= MATERIAL PROVIDED =
* * * * * * * * *

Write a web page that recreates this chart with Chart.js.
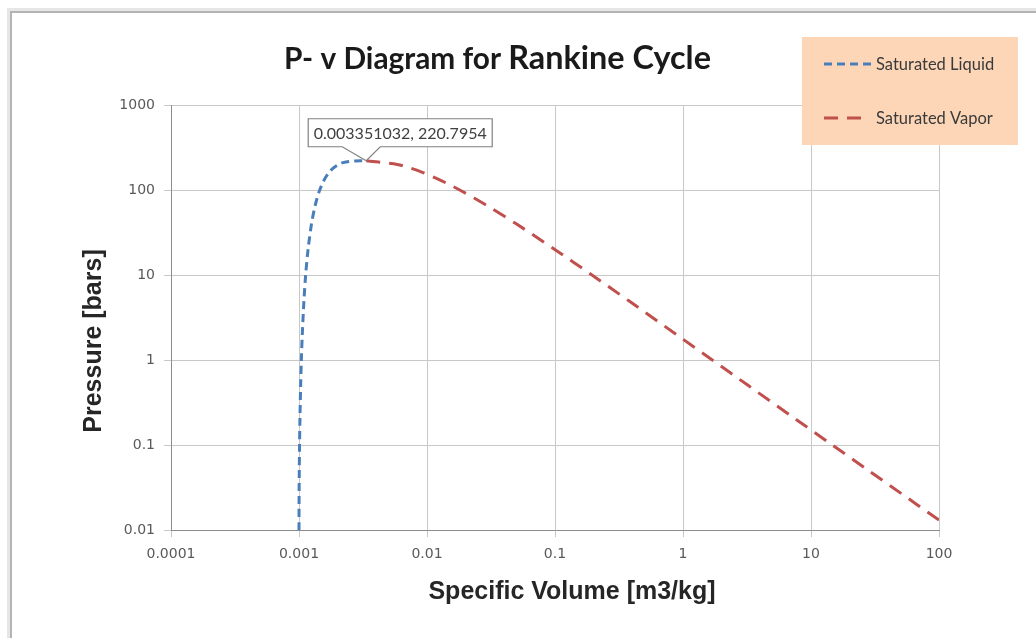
<!DOCTYPE html>
<html>
<head>
<meta charset="utf-8">
<script src="https://cdn.jsdelivr.net/npm/chart.js@4/dist/chart.umd.min.js"></script>
<style>
  html, body { margin: 0; padding: 0; background: #fff; }
  #wrap { width: 1036px; height: 638px; position: relative; }
</style>
</head>
<body>
<div id="wrap"><canvas id="pv" width="1036" height="638"></canvas></div>
<script>
// ---------- DATA ----------
// saturated liquid: specific volume [m3/kg] and pressure [bar]
const liquidV = [0.0010000, 0.0010010, 0.0010050, 0.0010100, 0.0010170, 0.0010300, 0.0010430,
  0.0010610, 0.0010930, 0.0011270, 0.0011770, 0.0012520, 0.0013190, 0.0013840, 0.0014520,
  0.0015270, 0.0016110, 0.0017110, 0.0018400, 0.0020400, 0.0022070, 0.0027500, 0.003351032];
const liquidP = [0.01, 0.02, 0.05, 0.1, 0.2, 0.5, 1, 2, 5, 10, 20, 40, 60, 80, 100,
  120, 140, 160, 180, 200, 210, 220, 220.7954];

// saturated vapor
const vaporV = [0.003351032, 0.005862, 0.007499, 0.009311, 0.0115, 0.014264, 0.018028,
  0.023525, 0.032448, 0.049779, 0.099585, 0.19436, 0.37483, 0.88578, 1.6941, 3.2403,
  7.6481, 14.670, 28.185, 66.990, 129.19];
const vaporP = [220.7954, 200, 180, 160, 140, 120, 100, 80, 60, 40, 20, 10, 5, 2, 1, 0.5,
  0.2, 0.1, 0.05, 0.02, 0.01];

const seriesNames = ['Saturated Liquid', 'Saturated Vapor'];
const xTicks = [0.0001, 0.001, 0.01, 0.1, 1, 10, 100];
const xTickLabels = ['0.0001', '0.001', '0.01', '0.1', '1', '10', '100'];
const yTicks = [0.01, 0.1, 1, 10, 100, 1000];
const yTickLabels = ['0.01', '0.1', '1', '10', '100', '1000'];
const criticalPoint = { v: 0.003351032, p: 220.7954, label: '0.003351032, 220.7954' };

const toPoints = (xs, ys) => xs.map((x, i) => ({ x, y: ys[i] }));

// font size that makes a string a given width
function fitFont(ctx, text, width, tmpl) {
  ctx.font = tmpl(100);
  const s = (100 * width) / ctx.measureText(text).width;
  return tmpl(s.toFixed(1));
}

// ---------- FRAME + TITLES + LEGEND + CALLOUT ----------
const decorPlugin = {
  id: 'decor',
  beforeDraw(chart) {
    const { ctx } = chart;
    ctx.save();
    // outer frame (left + top edge with soft shadow)
    ctx.fillStyle = '#e6e6e6';
    ctx.fillRect(7, 8, 3, 630);
    ctx.fillRect(7, 8, 1029, 3);
    ctx.fillStyle = '#b4b4b4';
    ctx.fillRect(10, 11, 2, 627);
    ctx.fillRect(10, 11, 1026, 2);
    ctx.restore();
  },
  afterDraw(chart) {
    const { ctx, scales } = chart;
    const xs = scales.x, ys = scales.y;
    ctx.save();

    // title with mixed sizes
    const part1 = 'P- v Diagram for ';
    const part2 = 'Rankine Cycle';
    const f1 = fitFont(ctx, part1, 224, s => `bold ${s}px Lato, sans-serif`);
    const f2 = fitFont(ctx, part2, 203, s => `bold ${s}px Lato, sans-serif`);
    ctx.font = f1;
    const w1 = ctx.measureText(part1).width;
    let tx = 284;
    ctx.fillStyle = '#1a1a1a';
    ctx.textBaseline = 'alphabetic';
    ctx.textAlign = 'left';
    ctx.fillText(part1, tx, 69);
    ctx.font = f2;
    ctx.fillText(part2, tx + w1, 69);

    // axis titles
    ctx.fillStyle = '#262626';
    ctx.font = 'bold 25px "Liberation Sans", Arial, sans-serif';
    ctx.textAlign = 'center';
    ctx.fillText('Specific Volume [m3/kg]', 572, 599);
    ctx.save();
    ctx.translate(101, 341);
    ctx.rotate(-Math.PI / 2);
    ctx.fillText('Pressure [bars]', 0, 0);
    ctx.restore();

    // legend box
    ctx.fillStyle = '#fcd6b6';
    ctx.fillRect(802, 37, 216, 108);
    ctx.font = '16.5px Lato, sans-serif';
    ctx.textAlign = 'left';
    ctx.textBaseline = 'middle';
    const items = chart.data.datasets.map((ds, i) => ({
      ds, y: i === 0 ? 64 : 118, x0: 824, x1: i === 0 ? 873 : 861
    }));
    items.forEach(({ ds, y, x0, x1 }) => {
      ctx.strokeStyle = ds.borderColor;
      ctx.lineWidth = 3;
      ctx.setLineDash(ds.borderDash);
      ctx.beginPath();
      ctx.moveTo(x0, y);
      ctx.lineTo(x1, y);
      ctx.stroke();
      ctx.setLineDash([]);
      ctx.fillStyle = '#3a3a3a';
      ctx.fillText(ds.label, 876, y + 1);
    });

    // data callout at the critical point
    const px = xs.getPixelForValue(criticalPoint.v);
    const py = ys.getPixelForValue(criticalPoint.p);
    const bx = px - 58, by = py - 42, bw = 184, bh = 28;
    ctx.beginPath();
    ctx.moveTo(bx, by);
    ctx.lineTo(bx + bw, by);
    ctx.lineTo(bx + bw, by + bh);
    ctx.lineTo(px + 14, by + bh);
    ctx.lineTo(px, py);
    ctx.lineTo(px - 24, by + bh);
    ctx.lineTo(bx, by + bh);
    ctx.closePath();
    ctx.fillStyle = '#ffffff';
    ctx.fill();
    ctx.strokeStyle = '#808080';
    ctx.lineWidth = 1.2;
    ctx.stroke();
    ctx.fillStyle = '#404040';
    ctx.font = '16px Lato, sans-serif';
    ctx.textAlign = 'center';
    ctx.textBaseline = 'middle';
    ctx.fillText(criticalPoint.label, bx + bw / 2, by + bh / 2 + 1);

    ctx.restore();
  }
};

const ctx = document.getElementById('pv').getContext('2d');

new Chart(ctx, {
  type: 'scatter',
  data: {
    datasets: [
      {
        label: seriesNames[0],
        data: toPoints(liquidV, liquidP),
        showLine: true,
        borderColor: '#4a7ebb',
        borderWidth: 3,
        borderDash: [8, 5],
        pointRadius: 0,
        tension: 0.3,
        fill: false,
      },
      {
        label: seriesNames[1],
        data: toPoints(vaporV, vaporP),
        showLine: true,
        borderColor: '#c0504d',
        borderWidth: 3,
        borderDash: [14, 9],
        pointRadius: 0,
        tension: 0.3,
        fill: false,
      },
    ],
  },
  options: {
    responsive: false,
    animation: false,
    layout: { padding: { left: 0, top: 105, right: 97, bottom: 0 } },
    plugins: {
      legend: { display: false },
      tooltip: { enabled: false },
      title: { display: false },
    },
    scales: {
      x: {
        type: 'logarithmic',
        min: 0.0001,
        max: 100,
        afterFit(axis) { axis.height = 108; },
        afterBuildTicks(axis) { axis.ticks = xTicks.map(v => ({ value: v })); },
        ticks: {
          autoSkip: false,
          maxRotation: 0,
          padding: 9,
          color: '#595959',
          font: { family: '"DejaVu Sans", sans-serif', size: 14 },
          callback: (v, i) => xTickLabels[i],
        },
        grid: { color: '#c8c8c8', lineWidth: 1, tickLength: 7 },
        border: { color: '#8c8c8c', width: 1 },
      },
      y: {
        type: 'logarithmic',
        min: 0.01,
        max: 1000,
        afterFit(axis) { axis.width = 171; },
        afterBuildTicks(axis) { axis.ticks = yTicks.map(v => ({ value: v })); },
        ticks: {
          autoSkip: false,
          padding: 9,
          color: '#595959',
          font: { family: '"DejaVu Sans", sans-serif', size: 14 },
          callback: (v, i) => yTickLabels[i],
        },
        grid: { color: '#c8c8c8', lineWidth: 1, tickLength: 7 },
        border: { color: '#8c8c8c', width: 1 },
      },
    },
  },
  plugins: [decorPlugin],
});
</script>
</body>
</html>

* * * * * * * * *

= EXERCISE =
Look through the material above and pick out each line holding the word "that".

= WRITTEN RESPONSE =
Write a web page that recreates this chart with Chart.js.
// font size that makes a string a given width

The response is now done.